British magazine The Economist—one of the most consistent supporters of Ukraine in the international press—published an article titled "Power is being monopolised in Ukraine." Despite its restrained tone, the article may be the most direct and systematic critique of Ukraine’s leadership in recent months.
From the outset of the full-scale war, The Economist has been one of the most vocal supporters of Ukraine—diplomatically, economically, and militarily. That makes the magazine’s new article, focused on Ukraine’s internal governance problems, all the more striking—it reads like a warning.
The central point of the article: power in Ukraine is becoming concentrated in the hands of too small a circle—and this is starting to hinder the country, even during wartime.
The piece states that significant influence lies not with the parliament or the government, but with a handful of presidential appointees—including Andriy Yermak, Dmytro Lytvyn, and Oleh Tatarov. The administration is described as unwilling to share authority not only with opponents but even with potential rivals within its own ranks. Loyalists are appointed to state-owned companies, while those who show independence or enjoy broad support are removed.
Ukrainian reformers and civil society representatives, according to the magazine, are increasingly facing pressure. For example, anti-corruption activist Vitaliy Shabunin was sent to the front line, and his movements are reported to the authorities daily. He himself compares the tactics being used to the early years of Putin's rule—"at least in terms of petty vindictiveness."
The editorial notes that war naturally leads to a centralisation of power, but even Ukraine’s Western allies are beginning to express concern about how far it has gone. In the magazine’s view, Ukrainian democracy has never been rooted strictly in the rule of law—its resilience relied on competition between regional elites, a diversity of power groups, and an active civil society supported by Western embassies and the media. All of these checks have now been weakened.
"While the Western media and European leaders have lionised Zelensky and turned him into a celebrity, we feel trapped."
Yulia Mostovaya, editor-in-chief of the independent online outlet zn.ua
The Economist
Yulia Mostovaya, editor-in-chief of the independent online outlet zn.ua
The Economist
The article also highlights how the government’s attitude toward the opposition has shifted. In February, Petro Poroshenko was effectively sidelined from political life under the pretext of national security threats. His assets have been frozen, and he faces charges of treason. Many see this as a dangerous precedent. "If Poroshenko can be barred from an electoral process without any court decision, so can anyone else," says member of Ukraine’s parliament, the Rada, Oleksiy Honcharenko.
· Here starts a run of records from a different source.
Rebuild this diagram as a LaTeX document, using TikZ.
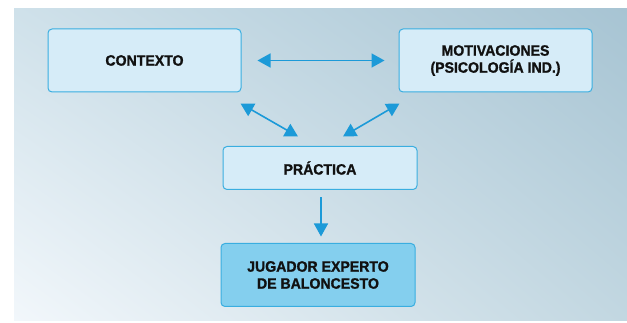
\documentclass[tikz,border=0pt]{standalone}
\usepackage{fontspec}
\setmainfont{Liberation Sans}[FakeStretch=0.94, BoldFeatures={FakeBold=1.2}]
\usetikzlibrary{arrows.meta,calc,shadings}
\definecolor{boxline}{HTML}{3AAEE0}
\definecolor{boxfill}{HTML}{D6ECF8}
\definecolor{boxfilldark}{HTML}{84CFEE}
\definecolor{arrowc}{HTML}{1C9AD8}
\definecolor{txt}{HTML}{111111}
\definecolor{bgBL}{HTML}{F2F7FB}
\definecolor{bgTL}{HTML}{CFE1EA}
\definecolor{bgBR}{HTML}{C2D7E1}
\definecolor{bgTR}{HTML}{A7C4D3}
\begin{document}
\begin{tikzpicture}[x=1pt,y=-1pt,
  stepbox/.style={draw=boxline, line width=1pt, fill=boxfill, rounded corners=4pt, text=txt,
    minimum width=193pt, align=center, font=\fontsize{15}{17}\selectfont\bfseries, inner sep=0pt},
  conn/.style={draw=arrowc, line width=1.6pt, {Triangle[length=13pt,width=14pt]}-{Triangle[length=13pt,width=14pt]}},
  conn1/.style={draw=arrowc, line width=1.6pt, -{Triangle[length=13pt,width=14pt]}}]
\useasboundingbox (0,0) rectangle (627,323);
\fill[white] (0,0) rectangle (627,323);
\shade[lower left=bgBL, upper left=bgTL, lower right=bgBR, upper right=bgTR] (14,321) rectangle (627,9);
\node[stepbox, minimum height=63pt] (ctx) at (144.5,60.5) {CONTEXTO};
\node[stepbox, minimum height=63pt] (mot) at (495.5,60.5) {MOTIVACIONES\\(PSICOLOGÍA IND.)};
\node[stepbox, minimum height=43pt, minimum width=194pt] (prac) at (320,168) {PRÁCTICA};
\node[stepbox, minimum height=63pt, minimum width=194pt, fill=boxfilldark] (jug) at (318,275) {JUGADOR EXPERTO\\DE BALONCESTO};
\draw[conn] ($(ctx.east)+(16,0)$) -- ($(mot.west)+(-14,0)$);
\draw[conn] ($(ctx.south east)+(-1,11)$) -- ($(prac.north)+(-22,-9.5)$);
\draw[conn] ($(mot.south west)+(1,11)$) -- ($(prac.north)+(23,-9.5)$);
\draw[conn1] ($(prac.south)+(1,7.5)$) -- ($(jug.north)+(3,-6.5)$);
\end{tikzpicture}
\end{document}
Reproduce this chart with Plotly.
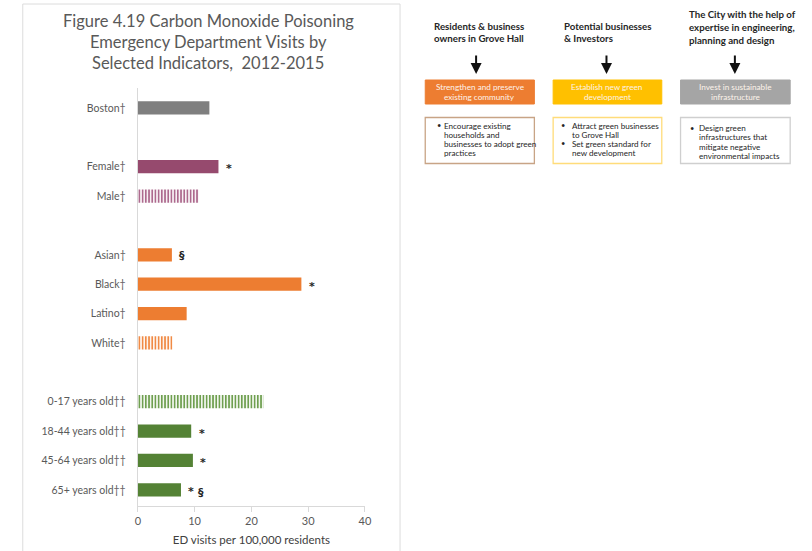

Against this backdrop, The Economist points to Ukraine’s impressive achievements in military technology. Independent teams of developers and engineers have established production of next-generation drones and missiles. One industry participant emphasizes: "We don’t want to have any dependence on America’s politics." However, the publication notes that growing state control may undermine the autonomy and innovation of these initiatives.
Despite all the challenges, Ukraine remains incomparably freer than Russia. But as Honcharenko stresses: "We have demonstrated that a small democracy can resist a larger autocracy and turn itself into a porcupine. But a small autocracy can be swallowed by a larger one."
What matters is not only what the article says, but who says it. If even The Economist—an outlet that has been an unshakable ally of Ukraine since the start of the war—is warning about the dangers of political concentration, this is not an attempt at destabilization but a signal. And it would be a mistake not to hear it.